The sun is dying and a team of astronauts is on a mission to save earth.
Their only hope, a bomb capable of creating a new star.
But there's only one thing, they need to get the closest possible to the sun.
To survive the trip, their ship travels behind a giant shield.
They have the oxygen, the food and ressources.
They were all prepared… until they receive a distress signal from the void.
When the movie starts, you are absorbed. The special effects are great.
The atmosphere is down to earth with a script that Jules Verne would love.
I said to myself “I will buy that movie”.
The movie falls quickly into a race - and you wish that some scenes were longer - but everything is brilliantly made to not make you feel thrown to each sequences. Your emotions will create at least one tear and you'll find some scenes unfair. The movie even lets you think about what could happen in reality and it contains a good demonstration of the sun/light's power.
The actors and actresses are beautiful and human of hearth. But sometimes you wonder how some of them made it to the mission. Although you know already who will save everything, all are heros in this “chaos-on-a-rampage”.
The movie has only two major problems to my taste. It wants to be soo down to earth that it overflows; our today's conflicts about God interfer with the script. We end with a “devil incarnation” against our heros. Which is very sad when you hope to be in a distant time, where the human race survived its evolution to save the planet from a dying sun. In short, when you hope to see a movie where only natural phenomenons, technical and psychological problems would occur.
The other problem comes from, what it seems, a new fashion in the movie industry. I call that “a wink” to another movie franchise. In “Sunshine”, it's like they thought that they couldn't do a good space movie, interesting enough for the 13+, without the help of “Alien”. In the other ship, one says: “Let's take our own way; we'll be more able to be killed by an alien one after the other”. Later, one talks with the computer about the success of the mission “we're four, we're ok” “no, answer the computer, there's a fifth passenger” “Who's the fifth passenger?” “I don't know”. The first “Alien” movie was called “the height passenger”, “Who's the height passenger?” ask the man “unknown” said the computer (well, if my memory is correct).
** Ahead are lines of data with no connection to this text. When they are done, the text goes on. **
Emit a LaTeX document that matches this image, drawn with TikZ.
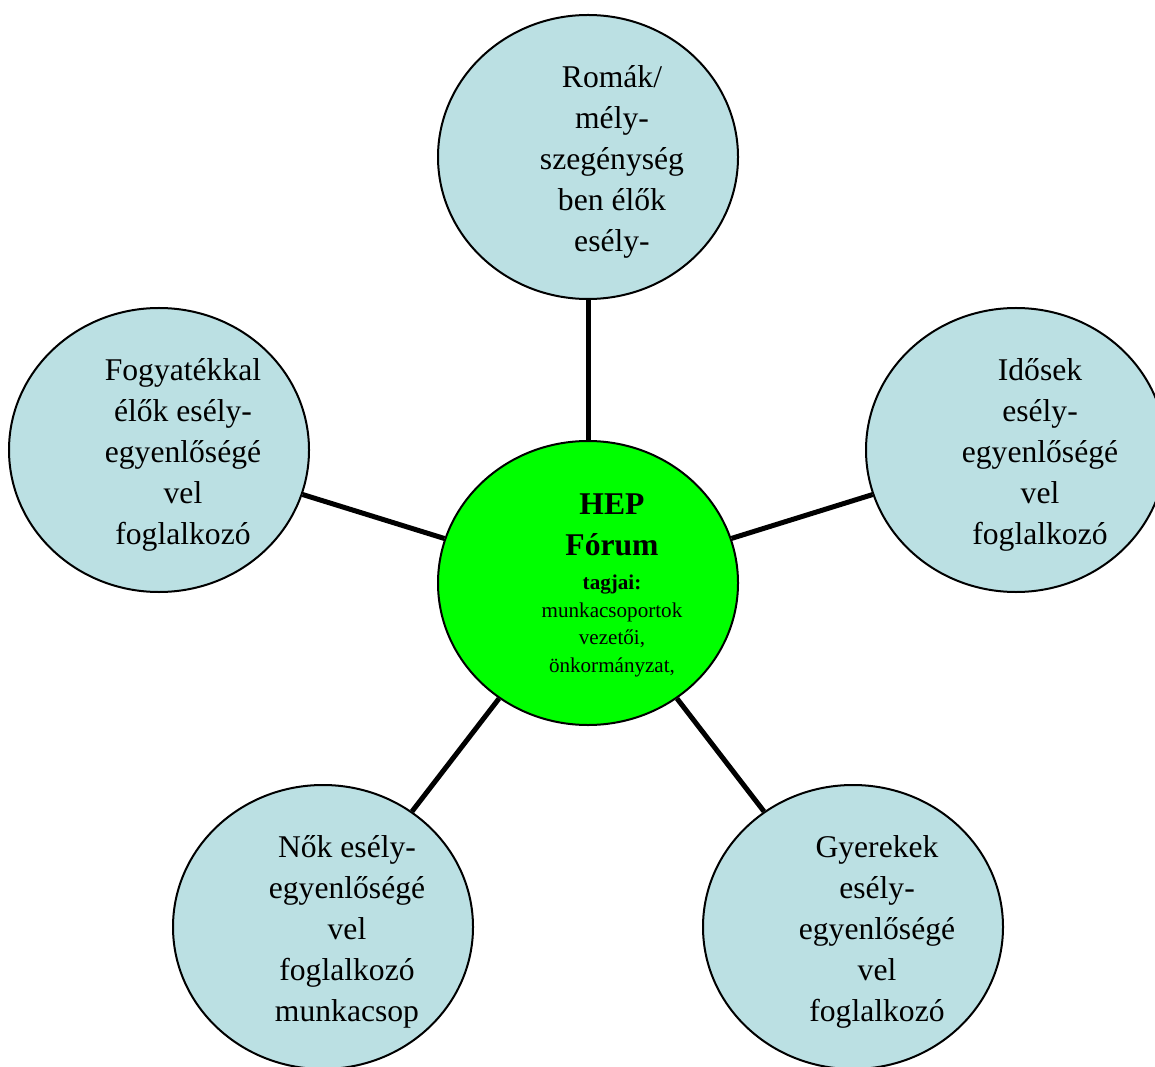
\documentclass[tikz,border=0pt]{standalone}
\usepackage{fontspec}
\setmainfont{Liberation Serif}
\usetikzlibrary{shapes.geometric}
\definecolor{paleblue}{HTML}{BBE0E3}
\definecolor{hepgreen}{HTML}{00FF00}

\begin{document}
\begin{tikzpicture}[x=0.2mm, y=-0.2mm,
  bubble/.style={ellipse, draw, fill=paleblue, line width=0.4mm,
    minimum width=6cm, minimum height=5.68cm, inner sep=0pt},
  hub/.style={bubble, fill=hepgreen},
  spoke/.style={line width=1mm},
  bubbletext/.style={align=center, font=\fontsize{18}{23.3}\selectfont},
  hubtext/.style={align=center, font=\fontsize{12}{15.6}\selectfont}]
\useasboundingbox (0,0) rectangle (1155,1067);
% circles
\node[hub] (forum) at (588,583) {};
\node[bubble] (roma) at (588,157) {};
\node[bubble] (fogy) at (159,450) {};
\node[bubble] (idos) at (1016,450) {};
\node[bubble] (nok) at (323,927) {};
\node[bubble] (gyer) at (853,927) {};
% spokes
\foreach \n in {roma,fogy,idos,nok,gyer}
  \draw[spoke] (forum) -- (\n);
% texts
\node[hubtext] (forum-t) at ([xshift=4.8mm,yshift=-0.4mm]forum.center)
  {{\fontsize{18}{23.3}\selectfont\bfseries HEP}\\[8pt]
   {\fontsize{18}{23.3}\selectfont\bfseries Fórum}\\[4pt]
   \textbf{tagjai:}\\munkacsoportok\\vezetői,\\önkormányzat,};
\node[bubbletext] (roma-t) at ([xshift=4.8mm,yshift=-1mm]roma.center)
  {Romák/\\mély-\\szegénység\\ben élők\\esély-};
\node[bubbletext] (fogy-t) at ([xshift=4.8mm,yshift=-1mm]fogy.center)
  {Fogyatékkal\\élők esély-\\egyenlőségé\\vel\\foglalkozó};
\node[bubbletext] (idos-t) at ([xshift=4.8mm,yshift=-1mm]idos.center)
  {Idősek\\esély-\\egyenlőségé\\vel\\foglalkozó};
\node[bubbletext] (nok-t) at ([xshift=4.8mm,yshift=-1mm]nok.center)
  {Nők esély-\\egyenlőségé\\vel\\foglalkozó\\munkacsop};
\node[bubbletext] (gyer-t) at ([xshift=4.8mm,yshift=-1mm]gyer.center)
  {Gyerekek\\esély-\\egyenlőségé\\vel\\foglalkozó};
\end{tikzpicture}
\end{document}
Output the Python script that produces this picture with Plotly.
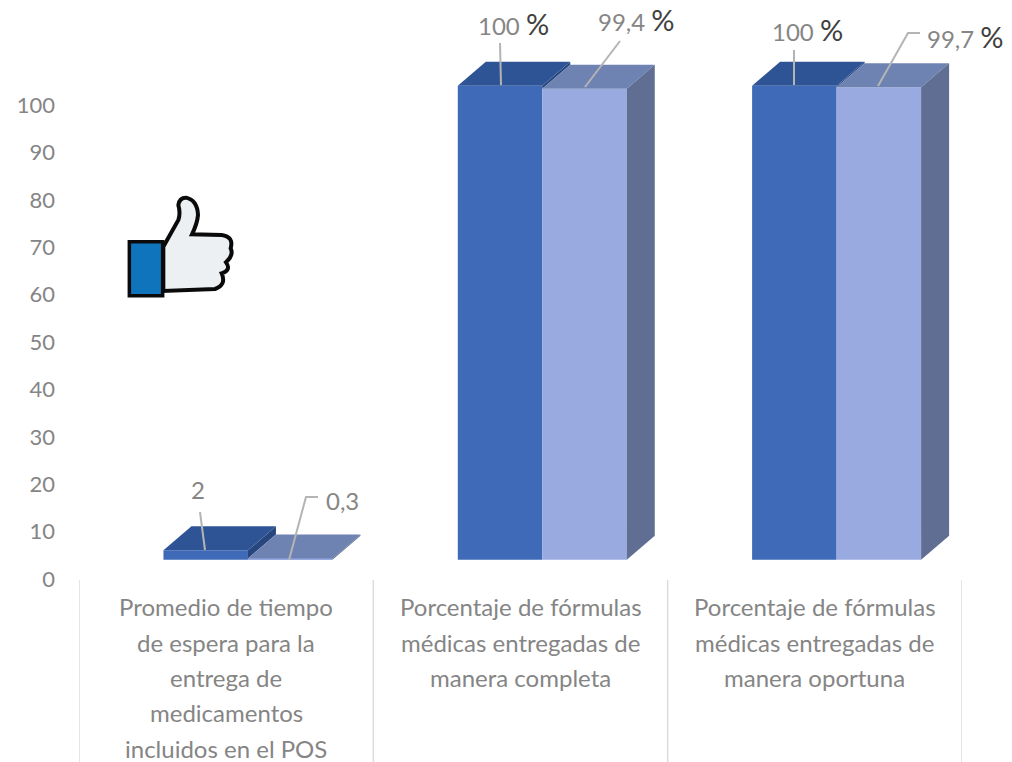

In “Sunshine”, that passenger tries to kill the crew. One of them locks himself behind a door and, what do you see first through the window? The passager's jaws.
At that point, altough the quality contained in that movie, and the fact that “the wink” was a a joke and a way to say that a human being can be worse than a alien, I lost my interest in the movie. In front of a scene where I had tears in my eyes, I was even surprised to think “that's only a movie, I have nothing to prove by showing emotions… but, of course, it's a difficult scene, I can be sad about what's going on. But, am I sad becose of the drama… or the damn fact that the movie makers decided to turn everything upside down with a wrong idea?”
I must admit, I had little critics at the beginning. I was wondering what I will write about that superb movie. I was hypnotized, it was marvellous… until that chapter. But it's a good movie and the recipe is to disturb the viewers (sadly). Graphics are great with lots of details and the script is good. It's a “must see in theater”, if you're a sciencefiction fan.